羊毛(Wool)は、羊の体毛から得られる動物繊維で、人類が最も古くから利用してきた天然繊維の一つです。主にメリノ種、コリデール種、ロムニー種などから採取されます。ケラチンタンパク質で構成され、独特のクリンプ(縮れ)構造により、優れた保温性、吸湿性、弾力性を持ちます。難燃性、防臭性、紫外線遮蔽性も備えています。年間生産量は約110万トン(クリーンベース)で、全繊維生産の約1%を占める高級繊維です。
羊毛生産は、年1-2回の毛刈り(シアリング)により行われます。一頭あたりの産毛量は3-6kgで、品種、飼養管理、環境により異なります。品質は繊維径により分類され、スーパーファイン(18.5μm以下)、ファイン(18.5-24μm)、ミディアム(24-31μm)、ストロング(31μm以上)に区分されます。メリノウールは最高品質で、繊維径16-24μmの極細繊維です。クリンプ数、繊維長、色調、夾雑物も品質指標となります。
オーストラリアが世界最大の羊毛生産- 輸出国(全生産の約25%、輸出の70%)で、メリノウールの90%を供給します。中国は第2位の生産国ですが、品質は中級です。ニュージーランドは、ストロングウール(カーペット用)に特化しています。南アフリカ、アルゼンチン、ウルグアイも重要産地です。消費は中国が世界の40%を占め、イタリア、インド、日本が続きます。オーストラリアン- ウール- エクスチェンジ(AWEX)が価格指標を提供しています。
羊毛加工は、複雑な工程を経ます。選毛、洗毛により脂質(ラノリン)と不純物を除去します。カーディング、コーミングにより繊維を整え、紡績で糸にします。
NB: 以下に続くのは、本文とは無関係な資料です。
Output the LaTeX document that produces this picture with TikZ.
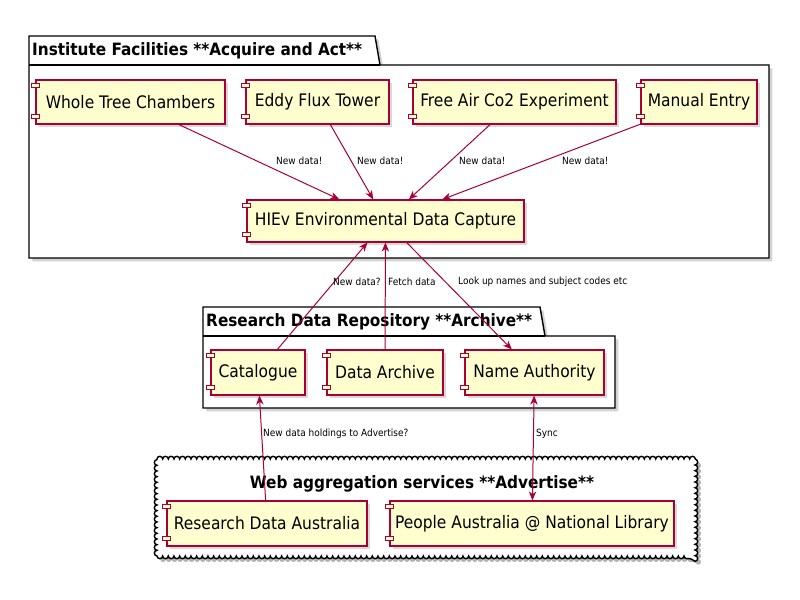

織物または編物に加工後、仕上げ加工(縮絨、起毛)により独特の風合いが生まれます。用途は、衣料品(スーツ、セーター、コート)が60%、インテリア(カーペット、寝具)が30%、産業資材が10%です。高級アパレル市場では、Super120’s以上の極細番手が評価されています。
羊毛産業は、多くの課題に直面しています。合成繊維との価格競争、若年層の天然繊維離れ、気候変動による放牧地の劣化が問題です。動物福祉の観点から、ミュールシング(皮膚切除)への批判が高まっています。対策として、Responsible Wool Standard(RWS)による認証、トレーサビリティの確保、非ミュールシング羊毛の推進が進んでいます。機能性加工(防縮、撥水)による付加価値向上、メリノウールのスポーツウェア展開、生分解性の訴求により、新市場開拓が図られています。